WHAT IS BEING ASKED
Return, exactly as written, the lines that start at the one holding "Write the seaborn" and end at the one holding "import seaborn as sns", with both of those lines kept. Skip any pictures.

═══ SUPPLIED DATA

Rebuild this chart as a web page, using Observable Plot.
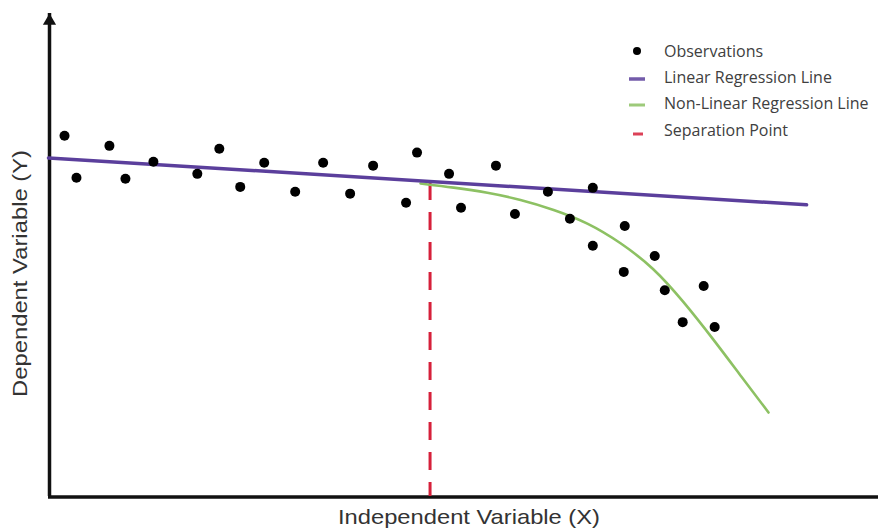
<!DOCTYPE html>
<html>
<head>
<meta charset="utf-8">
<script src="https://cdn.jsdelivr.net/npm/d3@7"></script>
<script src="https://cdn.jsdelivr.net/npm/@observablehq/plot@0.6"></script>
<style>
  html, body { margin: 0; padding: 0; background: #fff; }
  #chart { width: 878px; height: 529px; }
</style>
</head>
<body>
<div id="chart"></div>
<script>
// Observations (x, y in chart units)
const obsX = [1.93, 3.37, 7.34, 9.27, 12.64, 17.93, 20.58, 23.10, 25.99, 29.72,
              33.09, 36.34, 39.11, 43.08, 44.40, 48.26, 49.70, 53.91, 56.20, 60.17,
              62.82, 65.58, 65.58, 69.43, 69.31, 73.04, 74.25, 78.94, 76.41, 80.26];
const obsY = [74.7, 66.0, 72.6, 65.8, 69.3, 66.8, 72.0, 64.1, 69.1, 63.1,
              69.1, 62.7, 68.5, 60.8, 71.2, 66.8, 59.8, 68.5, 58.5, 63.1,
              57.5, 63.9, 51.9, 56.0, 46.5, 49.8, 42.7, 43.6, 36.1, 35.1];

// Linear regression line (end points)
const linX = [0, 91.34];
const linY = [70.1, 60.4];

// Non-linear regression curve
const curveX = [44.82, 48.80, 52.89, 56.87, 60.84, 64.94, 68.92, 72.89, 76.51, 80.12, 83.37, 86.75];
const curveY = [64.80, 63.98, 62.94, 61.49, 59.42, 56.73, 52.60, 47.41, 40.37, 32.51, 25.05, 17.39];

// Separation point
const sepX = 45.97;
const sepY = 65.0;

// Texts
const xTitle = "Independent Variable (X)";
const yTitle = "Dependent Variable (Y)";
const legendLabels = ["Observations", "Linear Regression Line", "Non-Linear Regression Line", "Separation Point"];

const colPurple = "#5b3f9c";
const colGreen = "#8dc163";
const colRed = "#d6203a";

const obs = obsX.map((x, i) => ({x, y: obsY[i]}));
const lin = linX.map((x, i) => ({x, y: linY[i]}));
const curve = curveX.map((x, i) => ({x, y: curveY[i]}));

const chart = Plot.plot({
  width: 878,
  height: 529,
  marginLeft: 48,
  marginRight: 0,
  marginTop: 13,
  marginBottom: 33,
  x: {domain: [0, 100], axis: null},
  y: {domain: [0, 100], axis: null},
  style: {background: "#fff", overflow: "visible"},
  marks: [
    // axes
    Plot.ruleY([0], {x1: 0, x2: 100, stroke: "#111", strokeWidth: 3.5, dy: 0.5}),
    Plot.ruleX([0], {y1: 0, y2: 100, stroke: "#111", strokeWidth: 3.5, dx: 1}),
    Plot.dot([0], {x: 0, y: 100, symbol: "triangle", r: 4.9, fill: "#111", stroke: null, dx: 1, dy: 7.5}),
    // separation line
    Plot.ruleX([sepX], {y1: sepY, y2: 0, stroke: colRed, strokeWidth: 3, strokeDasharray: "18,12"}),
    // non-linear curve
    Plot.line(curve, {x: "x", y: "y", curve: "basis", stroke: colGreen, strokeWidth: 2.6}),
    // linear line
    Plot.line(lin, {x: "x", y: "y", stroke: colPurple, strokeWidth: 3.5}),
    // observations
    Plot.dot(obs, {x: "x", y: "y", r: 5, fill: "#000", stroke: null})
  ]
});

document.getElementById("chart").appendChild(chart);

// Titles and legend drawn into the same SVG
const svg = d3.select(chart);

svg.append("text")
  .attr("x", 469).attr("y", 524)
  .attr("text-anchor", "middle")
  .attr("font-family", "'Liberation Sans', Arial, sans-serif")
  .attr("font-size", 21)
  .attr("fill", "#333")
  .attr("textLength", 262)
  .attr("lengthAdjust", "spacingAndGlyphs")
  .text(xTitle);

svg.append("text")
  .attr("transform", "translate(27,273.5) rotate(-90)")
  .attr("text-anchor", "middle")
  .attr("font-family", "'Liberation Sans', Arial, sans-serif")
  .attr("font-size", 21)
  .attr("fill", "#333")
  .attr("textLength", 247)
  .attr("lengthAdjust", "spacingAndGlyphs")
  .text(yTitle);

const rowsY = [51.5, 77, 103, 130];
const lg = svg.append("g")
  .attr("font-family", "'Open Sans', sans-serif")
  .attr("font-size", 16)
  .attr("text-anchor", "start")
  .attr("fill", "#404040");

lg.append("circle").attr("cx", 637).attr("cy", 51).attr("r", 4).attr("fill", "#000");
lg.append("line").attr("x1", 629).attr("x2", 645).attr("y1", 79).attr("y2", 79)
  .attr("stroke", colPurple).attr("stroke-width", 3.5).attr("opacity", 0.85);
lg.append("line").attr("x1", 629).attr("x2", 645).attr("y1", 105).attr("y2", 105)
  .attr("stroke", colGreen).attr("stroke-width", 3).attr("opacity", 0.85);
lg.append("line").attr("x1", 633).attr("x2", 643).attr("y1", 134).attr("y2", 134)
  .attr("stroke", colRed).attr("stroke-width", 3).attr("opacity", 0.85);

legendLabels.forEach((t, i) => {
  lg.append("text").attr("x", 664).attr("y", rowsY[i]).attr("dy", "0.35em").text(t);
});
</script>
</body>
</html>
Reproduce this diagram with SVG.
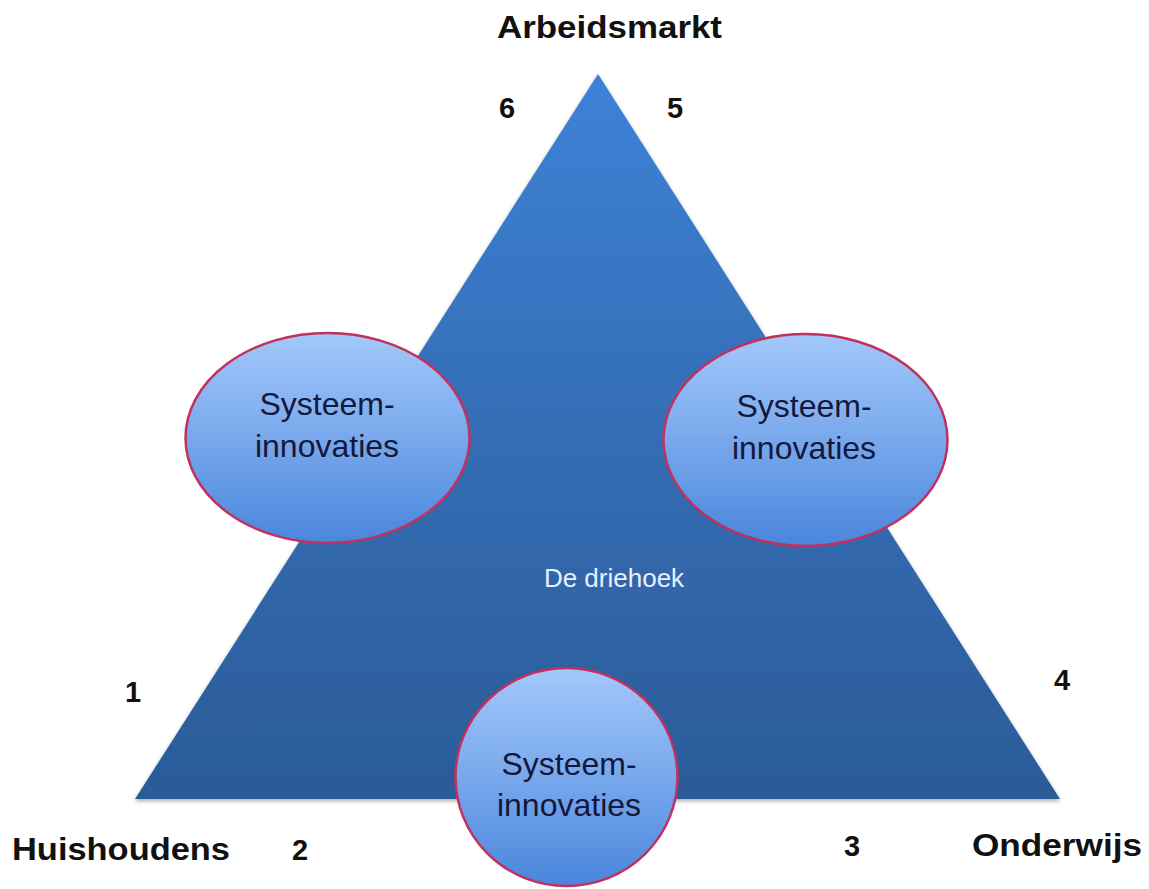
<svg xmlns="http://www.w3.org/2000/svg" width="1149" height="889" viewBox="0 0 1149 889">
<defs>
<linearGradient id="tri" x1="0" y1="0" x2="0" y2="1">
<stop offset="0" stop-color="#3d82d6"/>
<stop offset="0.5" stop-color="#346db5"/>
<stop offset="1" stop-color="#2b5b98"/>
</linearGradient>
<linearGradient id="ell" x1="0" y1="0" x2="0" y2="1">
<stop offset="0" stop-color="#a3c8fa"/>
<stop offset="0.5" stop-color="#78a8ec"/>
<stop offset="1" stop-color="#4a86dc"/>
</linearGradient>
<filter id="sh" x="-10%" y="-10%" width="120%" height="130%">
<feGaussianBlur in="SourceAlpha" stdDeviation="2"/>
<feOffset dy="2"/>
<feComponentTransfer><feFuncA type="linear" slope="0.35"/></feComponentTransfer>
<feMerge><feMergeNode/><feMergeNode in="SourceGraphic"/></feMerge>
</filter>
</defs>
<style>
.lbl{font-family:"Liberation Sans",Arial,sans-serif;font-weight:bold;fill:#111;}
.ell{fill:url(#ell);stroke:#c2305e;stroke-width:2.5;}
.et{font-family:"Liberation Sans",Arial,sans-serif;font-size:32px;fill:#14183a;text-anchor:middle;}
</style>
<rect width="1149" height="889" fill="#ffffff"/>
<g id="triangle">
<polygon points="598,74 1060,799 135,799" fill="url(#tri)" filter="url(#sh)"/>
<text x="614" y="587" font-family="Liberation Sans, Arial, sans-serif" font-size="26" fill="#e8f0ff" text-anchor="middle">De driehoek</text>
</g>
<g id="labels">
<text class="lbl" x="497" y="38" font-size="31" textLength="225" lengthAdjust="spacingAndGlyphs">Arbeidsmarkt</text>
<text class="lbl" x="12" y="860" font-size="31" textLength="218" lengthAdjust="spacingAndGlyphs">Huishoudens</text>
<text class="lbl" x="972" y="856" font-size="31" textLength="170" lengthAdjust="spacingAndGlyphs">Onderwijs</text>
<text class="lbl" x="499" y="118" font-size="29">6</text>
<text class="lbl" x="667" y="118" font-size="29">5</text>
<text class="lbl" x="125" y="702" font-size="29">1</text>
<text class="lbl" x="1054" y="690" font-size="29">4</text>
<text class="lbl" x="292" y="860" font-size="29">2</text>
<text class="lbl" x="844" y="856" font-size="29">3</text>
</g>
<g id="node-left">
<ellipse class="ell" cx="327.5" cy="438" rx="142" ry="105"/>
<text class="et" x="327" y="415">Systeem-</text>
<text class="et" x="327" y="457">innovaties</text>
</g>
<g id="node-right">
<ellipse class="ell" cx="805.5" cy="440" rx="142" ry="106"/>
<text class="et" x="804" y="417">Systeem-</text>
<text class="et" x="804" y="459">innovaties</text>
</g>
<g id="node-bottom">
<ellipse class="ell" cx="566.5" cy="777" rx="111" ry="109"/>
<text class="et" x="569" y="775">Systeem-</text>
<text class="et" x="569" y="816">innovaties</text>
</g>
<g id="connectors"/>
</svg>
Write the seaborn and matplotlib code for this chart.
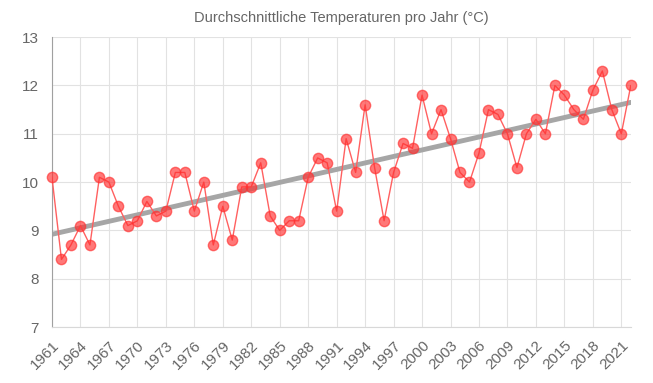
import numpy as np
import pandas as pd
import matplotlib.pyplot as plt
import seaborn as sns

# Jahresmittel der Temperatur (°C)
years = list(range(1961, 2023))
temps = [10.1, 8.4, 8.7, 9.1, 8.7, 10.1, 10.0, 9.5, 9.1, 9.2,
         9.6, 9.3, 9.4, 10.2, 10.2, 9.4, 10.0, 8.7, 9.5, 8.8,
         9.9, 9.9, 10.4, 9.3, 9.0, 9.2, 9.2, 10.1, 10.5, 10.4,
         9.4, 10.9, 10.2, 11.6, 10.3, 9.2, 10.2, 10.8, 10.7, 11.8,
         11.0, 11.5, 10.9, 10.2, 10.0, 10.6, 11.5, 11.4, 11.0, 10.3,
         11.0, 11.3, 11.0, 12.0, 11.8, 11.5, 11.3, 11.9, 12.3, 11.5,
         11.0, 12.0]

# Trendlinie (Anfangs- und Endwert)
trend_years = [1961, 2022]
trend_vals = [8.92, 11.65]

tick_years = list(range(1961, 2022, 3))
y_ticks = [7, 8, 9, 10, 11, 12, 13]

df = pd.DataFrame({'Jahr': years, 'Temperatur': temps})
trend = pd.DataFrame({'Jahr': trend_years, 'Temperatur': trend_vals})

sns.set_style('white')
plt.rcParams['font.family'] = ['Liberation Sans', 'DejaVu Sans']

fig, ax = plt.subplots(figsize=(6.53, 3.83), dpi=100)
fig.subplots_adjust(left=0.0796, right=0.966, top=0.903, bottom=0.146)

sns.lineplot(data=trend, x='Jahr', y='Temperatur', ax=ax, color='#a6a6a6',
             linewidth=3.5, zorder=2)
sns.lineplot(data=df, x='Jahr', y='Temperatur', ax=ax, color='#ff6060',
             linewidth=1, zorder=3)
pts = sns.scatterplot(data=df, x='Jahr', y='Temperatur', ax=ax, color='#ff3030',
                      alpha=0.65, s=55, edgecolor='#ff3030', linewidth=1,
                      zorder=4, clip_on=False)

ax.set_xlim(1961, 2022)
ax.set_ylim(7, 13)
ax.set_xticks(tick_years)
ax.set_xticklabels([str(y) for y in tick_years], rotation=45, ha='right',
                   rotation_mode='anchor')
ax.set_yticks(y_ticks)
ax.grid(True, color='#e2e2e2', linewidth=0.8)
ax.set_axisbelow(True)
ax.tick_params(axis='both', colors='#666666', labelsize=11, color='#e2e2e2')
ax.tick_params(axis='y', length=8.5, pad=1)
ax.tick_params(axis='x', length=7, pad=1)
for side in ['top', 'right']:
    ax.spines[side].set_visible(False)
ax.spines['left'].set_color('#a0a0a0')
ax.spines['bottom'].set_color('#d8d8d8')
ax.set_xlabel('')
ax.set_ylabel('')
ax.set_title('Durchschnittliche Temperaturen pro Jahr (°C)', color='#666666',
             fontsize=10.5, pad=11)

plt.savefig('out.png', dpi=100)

══════

REPLY
Write the seaborn and matplotlib code for this chart.
import numpy as np
import pandas as pd
import matplotlib.pyplot as plt
import seaborn as sns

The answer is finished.